Jim Hernandez ranks the media one of six major risk factors for violence along with guns, alcohol and drugs; incarceration; community deterioration; and the witnessing of violent acts. A student of Kierkegaard, Fromm, and Becker, he works the violent streets of Concord, CA and laments the lack of good models for young people, especially in TV and movies. He especially criticizes TV for failing to follow up on its stories of violence, for probing wounds, then leaving the scene for the next event. Jim performed a sad rap poem of his own composition as a powerful finale.
Dan Liechty did the wrap-up calling for Becker's Aesthetics of Democracy to be used as the template. He noted the interrelated ideas of freedom, conformity, and censorship of the artist and individual in society and the tensions created in a constitutional democracy that uses state power to limit state power. Although Becker approved of maximum individuality within maximum community, he knew that the state undermines itself if freedom is curtailed by censorship. Government must stretch beyond the merely comfortable and safe; it must incorporate positions that challenge and expand, that encourage dissent without being subverted by the psychotic fringe.
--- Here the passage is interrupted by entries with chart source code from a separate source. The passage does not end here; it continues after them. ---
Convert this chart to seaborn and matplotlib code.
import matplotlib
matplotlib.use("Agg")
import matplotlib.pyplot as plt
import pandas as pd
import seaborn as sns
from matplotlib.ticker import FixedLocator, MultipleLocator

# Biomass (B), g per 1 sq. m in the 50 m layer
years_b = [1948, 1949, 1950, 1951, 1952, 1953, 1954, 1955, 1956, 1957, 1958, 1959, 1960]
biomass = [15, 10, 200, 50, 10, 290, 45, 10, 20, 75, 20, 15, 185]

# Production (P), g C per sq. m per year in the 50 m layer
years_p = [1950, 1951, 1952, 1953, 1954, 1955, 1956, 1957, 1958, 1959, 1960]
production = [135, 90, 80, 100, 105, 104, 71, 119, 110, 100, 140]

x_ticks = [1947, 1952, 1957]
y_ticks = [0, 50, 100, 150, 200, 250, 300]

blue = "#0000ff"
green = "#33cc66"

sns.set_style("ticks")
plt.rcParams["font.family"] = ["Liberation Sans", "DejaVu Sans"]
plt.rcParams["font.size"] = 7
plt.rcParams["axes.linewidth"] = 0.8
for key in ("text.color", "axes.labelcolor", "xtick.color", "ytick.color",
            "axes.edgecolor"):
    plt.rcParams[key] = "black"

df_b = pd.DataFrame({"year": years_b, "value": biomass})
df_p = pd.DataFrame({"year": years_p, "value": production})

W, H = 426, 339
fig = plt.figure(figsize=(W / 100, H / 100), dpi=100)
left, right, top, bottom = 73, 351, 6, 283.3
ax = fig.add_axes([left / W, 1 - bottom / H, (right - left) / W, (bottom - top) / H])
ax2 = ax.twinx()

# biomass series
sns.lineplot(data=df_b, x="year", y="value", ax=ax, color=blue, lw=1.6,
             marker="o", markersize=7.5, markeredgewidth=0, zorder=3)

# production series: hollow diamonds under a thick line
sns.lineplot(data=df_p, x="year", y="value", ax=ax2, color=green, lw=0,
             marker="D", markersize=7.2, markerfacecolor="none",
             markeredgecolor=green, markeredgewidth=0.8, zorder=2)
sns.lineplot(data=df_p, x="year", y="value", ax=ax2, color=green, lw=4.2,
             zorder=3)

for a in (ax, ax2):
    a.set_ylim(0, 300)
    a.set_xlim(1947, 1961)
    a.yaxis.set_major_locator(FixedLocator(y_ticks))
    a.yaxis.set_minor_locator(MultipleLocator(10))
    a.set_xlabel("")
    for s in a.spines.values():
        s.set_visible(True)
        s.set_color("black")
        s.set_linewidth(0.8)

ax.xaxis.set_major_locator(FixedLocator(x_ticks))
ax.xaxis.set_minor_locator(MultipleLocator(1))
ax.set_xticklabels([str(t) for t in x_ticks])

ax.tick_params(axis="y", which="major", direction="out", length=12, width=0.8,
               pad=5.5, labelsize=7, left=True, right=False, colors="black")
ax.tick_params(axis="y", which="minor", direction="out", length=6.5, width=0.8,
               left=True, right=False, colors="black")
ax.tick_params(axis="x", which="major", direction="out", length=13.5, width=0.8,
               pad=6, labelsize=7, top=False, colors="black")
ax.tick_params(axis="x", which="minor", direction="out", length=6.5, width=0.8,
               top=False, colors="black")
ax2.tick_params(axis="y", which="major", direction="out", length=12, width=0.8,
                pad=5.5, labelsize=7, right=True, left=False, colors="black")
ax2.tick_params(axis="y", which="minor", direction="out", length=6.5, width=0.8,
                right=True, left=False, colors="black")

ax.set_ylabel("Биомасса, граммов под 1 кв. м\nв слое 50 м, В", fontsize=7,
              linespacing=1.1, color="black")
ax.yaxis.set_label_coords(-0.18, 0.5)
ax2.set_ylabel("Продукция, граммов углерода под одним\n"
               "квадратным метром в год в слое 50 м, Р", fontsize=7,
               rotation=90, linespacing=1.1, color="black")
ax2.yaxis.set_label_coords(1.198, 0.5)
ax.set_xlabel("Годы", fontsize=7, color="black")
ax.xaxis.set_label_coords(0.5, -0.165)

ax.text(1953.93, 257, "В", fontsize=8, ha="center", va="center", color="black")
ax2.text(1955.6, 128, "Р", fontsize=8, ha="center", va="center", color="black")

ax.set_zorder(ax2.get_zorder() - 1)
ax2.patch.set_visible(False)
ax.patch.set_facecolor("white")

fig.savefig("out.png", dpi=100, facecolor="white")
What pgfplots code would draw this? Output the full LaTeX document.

A special final panel on Sunday morning dealt with the varied views of psychologists toward memory, repression, consciousness, and unconscious motivation extant today. The Becker-researching experimentalists Greenberg and Solomon welcomed two renowned colleagues from the UW, Elizabeth Loftus and Anthony Greenwald. Kirby Farrell, posed the questions: How do we edit the world? Is it useful to speak of the unconscious and the repressed? What kinds of evidence do we have to go on? The result was a helpful airing of views and approaches, with lots of common ground in evidence.